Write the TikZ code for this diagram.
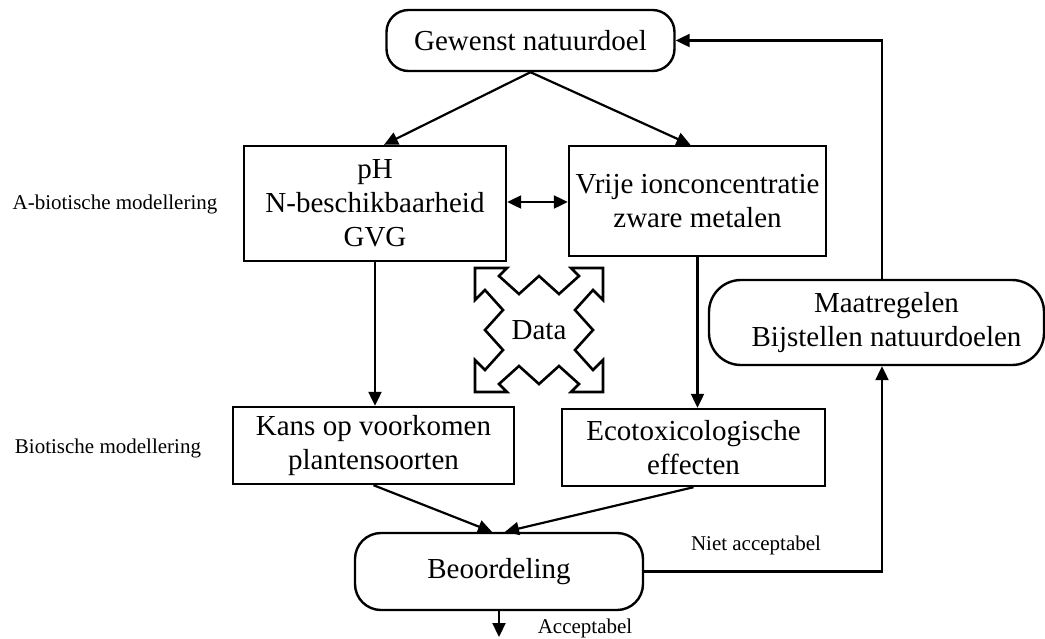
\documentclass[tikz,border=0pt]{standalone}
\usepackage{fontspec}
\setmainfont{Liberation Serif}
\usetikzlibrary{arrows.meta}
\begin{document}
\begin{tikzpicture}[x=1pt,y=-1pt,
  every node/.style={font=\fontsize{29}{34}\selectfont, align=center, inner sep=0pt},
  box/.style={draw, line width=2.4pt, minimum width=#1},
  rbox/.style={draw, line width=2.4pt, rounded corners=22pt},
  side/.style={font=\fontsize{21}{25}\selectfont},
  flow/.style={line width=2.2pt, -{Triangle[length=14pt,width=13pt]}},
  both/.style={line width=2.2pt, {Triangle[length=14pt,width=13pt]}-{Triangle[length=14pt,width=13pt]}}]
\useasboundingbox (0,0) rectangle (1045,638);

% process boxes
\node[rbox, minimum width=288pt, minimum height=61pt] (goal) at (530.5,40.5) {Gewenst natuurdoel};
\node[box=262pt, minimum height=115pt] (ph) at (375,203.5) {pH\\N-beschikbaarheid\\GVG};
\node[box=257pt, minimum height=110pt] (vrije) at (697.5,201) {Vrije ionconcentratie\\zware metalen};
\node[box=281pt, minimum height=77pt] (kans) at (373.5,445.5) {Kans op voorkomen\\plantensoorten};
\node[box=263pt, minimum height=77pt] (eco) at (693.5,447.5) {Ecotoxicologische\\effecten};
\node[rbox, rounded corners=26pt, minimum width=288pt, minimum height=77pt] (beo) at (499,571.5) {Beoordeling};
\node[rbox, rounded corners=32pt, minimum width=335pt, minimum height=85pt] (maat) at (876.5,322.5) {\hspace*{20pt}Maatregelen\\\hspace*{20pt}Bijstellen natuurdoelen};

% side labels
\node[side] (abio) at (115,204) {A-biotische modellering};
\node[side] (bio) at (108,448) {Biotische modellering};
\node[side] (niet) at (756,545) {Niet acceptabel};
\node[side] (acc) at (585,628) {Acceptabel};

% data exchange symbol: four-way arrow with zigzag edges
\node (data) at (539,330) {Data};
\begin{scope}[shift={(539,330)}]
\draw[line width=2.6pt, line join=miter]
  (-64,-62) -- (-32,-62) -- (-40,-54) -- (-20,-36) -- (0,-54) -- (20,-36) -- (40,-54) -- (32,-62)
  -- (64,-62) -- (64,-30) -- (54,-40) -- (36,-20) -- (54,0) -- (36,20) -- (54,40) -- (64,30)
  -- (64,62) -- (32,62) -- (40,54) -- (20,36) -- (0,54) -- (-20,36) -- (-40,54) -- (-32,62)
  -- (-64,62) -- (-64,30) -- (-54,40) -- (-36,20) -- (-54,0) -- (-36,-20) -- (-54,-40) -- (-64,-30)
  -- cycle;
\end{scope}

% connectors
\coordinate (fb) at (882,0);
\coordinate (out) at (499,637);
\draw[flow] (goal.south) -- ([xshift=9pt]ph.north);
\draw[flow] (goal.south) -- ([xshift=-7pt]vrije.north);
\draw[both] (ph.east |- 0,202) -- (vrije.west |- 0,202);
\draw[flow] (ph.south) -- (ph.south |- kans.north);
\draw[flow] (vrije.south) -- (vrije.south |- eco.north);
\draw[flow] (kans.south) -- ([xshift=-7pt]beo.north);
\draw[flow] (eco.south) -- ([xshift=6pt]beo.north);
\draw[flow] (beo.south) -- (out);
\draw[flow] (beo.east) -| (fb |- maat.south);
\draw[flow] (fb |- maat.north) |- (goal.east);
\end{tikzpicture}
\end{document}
★ ★ ★ ★ ★
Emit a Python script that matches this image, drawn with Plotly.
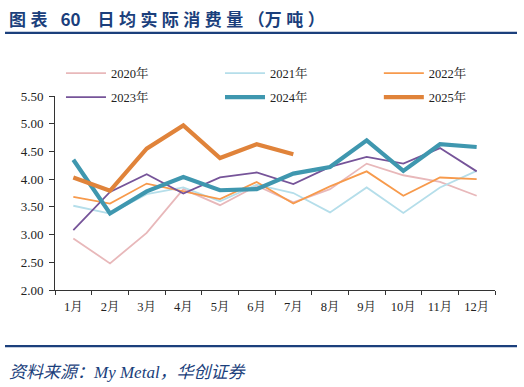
★ ★ ★ ★ ★
Your answer should be a single number: the count of lines containing the word "with".

2